In the great power security game currently centred on the South China Sea, Beijing is inching ever closer to its goal of obtaining de facto control, particularly on the back of President Xi Jinping’s articulation for a more ‘assertive’ foreign policy during the PRC’s 19th Party Congress
in October. Indeed, it has long been China’s ambition to pursue the ‘China Dream’ and restore itself to Middle Kingdom status, particularly in the region. While controls over various islands and reefs
have been disputed for decades, the magnitude of China’s island building campaign has been the cause of alarm among regional nations, including Australia and Indonesia.
Not only do the Chinese claims clash with the claims of some surrounding states, the build-ups also allow for unimpeded Chinese naval and air patrols, essentially solidifying an administrative and economic claim with a military presence. The US is responding by strengthening its military deployment
and emphasising its presence in the South China Sea through increasingly routine freedom of navigation operations. Furthermore, an international tribunal in the Hague
rejected China’s sweeping claim to almost all of the South China Sea, and rebuked its violation of international law in its island building activity earlier this year. Despite all this, it seems that China’s incursions in the region remain undeterred.
Both Australia and Indonesia have an interest in keeping the peace and ensuring security in the South China Sea, particularly because their economic prosperity
is dependent on its trade routes. As middle powers however, both are relatively limited in its scope to change the dynamics of the tensions in the South China Sea. On the other hand, they hold the potential to work multilaterally and under international law to limit great power ambitions, as well as to strengthen the voices of smaller regional powers through international organisations. Australia and Indonesia are arguably the best equipped in the region to lead a multilateral community of middle powers
which can collectively mediate the South China Sea disputes and exert pressure on the great powers to cooperate in responding to regional security challenges. Indeed, both Australia and Indonesia are official non-claimants in the territorial disputes, have similar economic and diplomatic weight, share security perspectives and ultimately call for a rules-based international order to prevent great power ambitions impinging on the interests of smaller nations.

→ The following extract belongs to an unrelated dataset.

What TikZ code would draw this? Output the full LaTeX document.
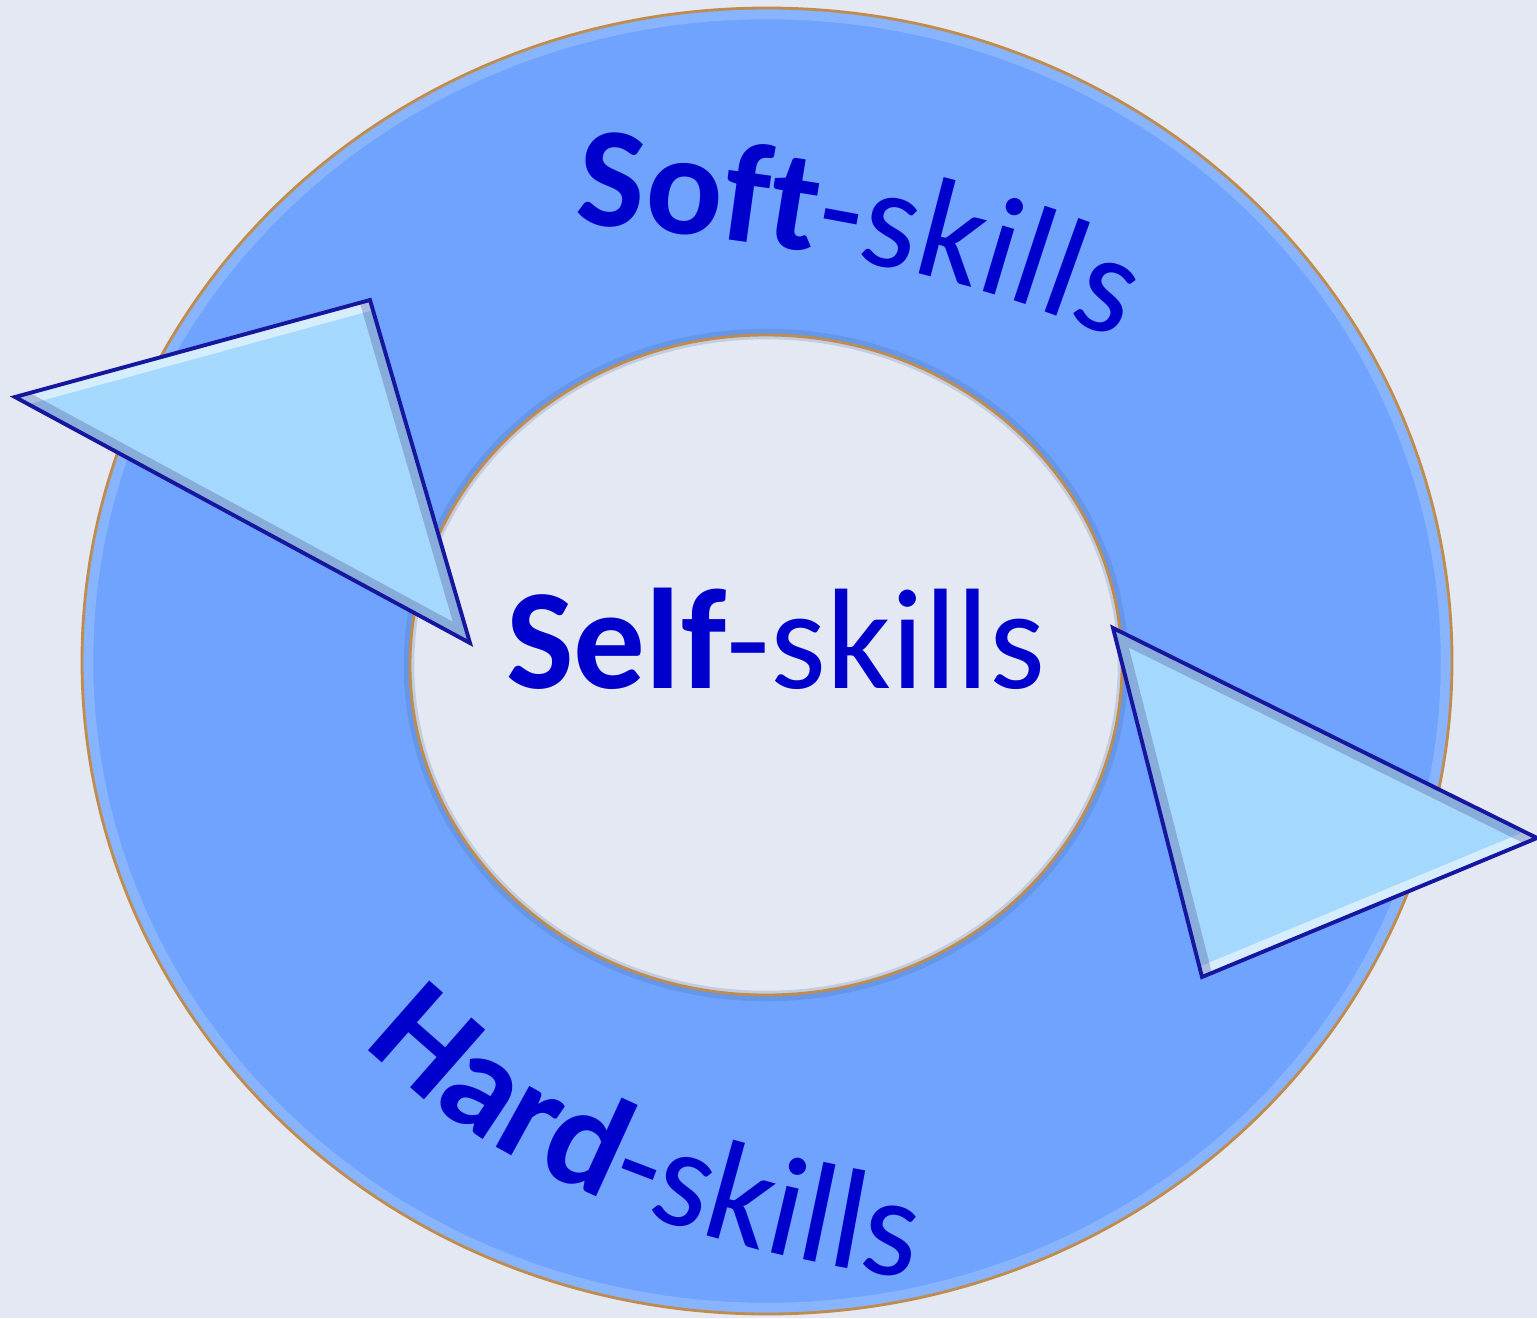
\documentclass[tikz,border=0pt]{standalone}
\usepackage{fontspec}
\setmainfont{Carlito}
\usepackage{xcolor}
\usetikzlibrary{decorations.text}
\definecolor{fundo}{HTML}{E4E8F3}
\definecolor{anel}{HTML}{6FA3FD}
\definecolor{aneledge}{HTML}{C08C4E}
\definecolor{tri}{HTML}{A5D8FD}
\definecolor{triedge}{HTML}{16169E}
\definecolor{texto}{HTML}{0000CC}
\newcommand{\ringfont}{\fontsize{40.7}{48}\selectfont}

\begin{document}
\begin{tikzpicture}[x=0.01cm, y=-0.01cm,
  seta/.style={draw=triedge, line width=1.1pt, line join=miter},
  luz/.style={white, opacity=0.55, line width=6pt},
  sombra/.style={triedge!50!gray, opacity=0.3, line width=6pt}]
% Fundo
\fill[fundo] (0,0) rectangle (1537,1318);
\useasboundingbox (0,0) rectangle (1537,1318);
% Anel
\fill[anel, even odd rule] (767,661) ellipse [x radius=685, y radius=653]
  (766,665) ellipse [x radius=356, y radius=330];
\begin{scope}
\clip (767,661) ellipse [x radius=685, y radius=653];
\draw[white, opacity=0.18, line width=3pt] (767,661) ellipse [x radius=679, y radius=647];
\draw[anel!60!black, opacity=0.2, line width=3pt] (766,665) ellipse [x radius=357, y radius=331];
\end{scope}
\draw[aneledge, line width=0.8pt] (767,661) ellipse [x radius=685, y radius=653];
\draw[aneledge, line width=0.8pt] (766,665) ellipse [x radius=356, y radius=330];
% Setas
\coordinate (a1) at (15,397);
\coordinate (a2) at (370,300);
\coordinate (a3) at (470,643);
\coordinate (b1) at (1113,628);
\coordinate (b2) at (1537,838);
\coordinate (b3) at (1202,977);
\begin{scope}
\clip (a1) -- (a2) -- (a3) -- cycle;
\fill[tri] (a1) -- (a2) -- (a3) -- cycle;
\draw[luz] (a1) -- (a2);
\draw[sombra] (a2) -- (a3) -- (a1);
\end{scope}
\draw[seta] (a1) -- (a2) -- (a3) -- cycle;
\begin{scope}
\clip (b1) -- (b2) -- (b3) -- cycle;
\fill[tri] (b1) -- (b2) -- (b3) -- cycle;
\draw[luz] (b2) -- (b3);
\draw[sombra] (b3) -- (b1) -- (b2);
\end{scope}
\draw[seta] (b1) -- (b2) -- (b3) -- cycle;
% Textos
\path[decorate, decoration={text along path, text align=center, text color=texto,
  text={|\ringfont\bfseries|Soft|\ringfont\mdseries|-skills}}]
  (473,217) -- (573,224) .. controls (753,237) and (950,266) .. (1120,341) -- (1212,381);
\path[decorate, decoration={text along path, text align=center, text color=texto,
  text={|\ringfont\bfseries|Hard|\ringfont\mdseries|-skills}}]
  (288,961) -- (355,1035) .. controls (489,1183) and (727,1256) .. (925,1280) -- (1024,1292);
\node[font=\ringfont, text=texto, anchor=base] (self) at (776,688) {\textbf{Self}-skills};
\end{tikzpicture}
\end{document}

Taking into account the various strategic challenges hindering Canberra and Jakarta in leading mediation, the question arises of whether effective bilateral cooperation is viable at all. Firstly, although Australia has refrained from joining the American FONOPs
, it remains too closely aligned with the US to be regarded in China’s eyes as a neutral player. Indonesia on the other hand, while being an official non-claimant, has taken measures to guard its territorial integrity by renaming its recognised sovereign waters as the North Natuna Sea
, as it overlaps with part of China’s Nine-Dash Line claim. In addition to this, the repeated calling for and subsequent backing away of Australia-Indonesia joint naval patrols
clearly indicate that a level of mistrust between the two states is still very much present. Indeed, a Perth USAsia report
shows that while there are many opportunities for effective bilateral cooperation, the challenges of closer Australia-Indonesia relations remain significant.
These factors present significant challenges for Canberra and Jakarta if they are to play an influential role in bringing smaller regional states together and mediating tensions in the South China Sea. However, a starting point for both countries would be a rejuvenation of roles within existing security forums, such as the ASEAN Regional Forum and the ASEAN Defence Ministers Meeting. While these institutions often face criticism for being ‘toothless tigers’, especially after its failure to develop a legally binding framework
for a Code of Conduct in the South China Sea earlier this year, it nonetheless provides an important opportunity for interaction among regional policymakers. The current prospects for an effective ASEAN unit however, will be even more challenging as the Rohingya crisis progresses
and since the Philippines assumed chairmanship
this year. Therefore, it is imperative that both Australia and Indonesia take a larger role in other forums, such as the Indian Ocean Rim Association (IORA) as well as exploring the prospects of an ‘Indo-Pacific Treaty’
, called for by the former Indonesian President Susilo Bambang Yudhoyono, as a vehicle of regional cooperation.
Further, Australia and Indonesia should continue the trend of its foreign ministers actively promoting discussion on non-traditional maritime security issues that contribute to tensions between states. An example is the problem of overfishing and illegal fishing in the South China Sea
, which has resulted in the increased frequency and severity of violent clashes between fisherman and coast guards. Australia and Indonesia can work together to advocate a regional regime to manage this issue, particularly as president Joko Widodo has prioritised the problem in his administration. Australia can assist by lending its expertise in fisheries management and build the capacity for a regional community to tackle these issues that threaten maritime security.
While middle power collaboration on security issues is often lengthy and done through institutions criticised for being mere talk shops, Canberra and Jakarta must take a leading role in initiating and sustaining discussion on security issues in the South China Sea. Middle powers are no doubt inferior in military and economic capability compared to great powers, but they hold the potential to curb great power ambitions when they cooperate. A peaceful maritime environment is in the interests of all regional nations, and Canberra and Jakarta must lead the way towards a middle power community that can effectively mitigate great power tensions.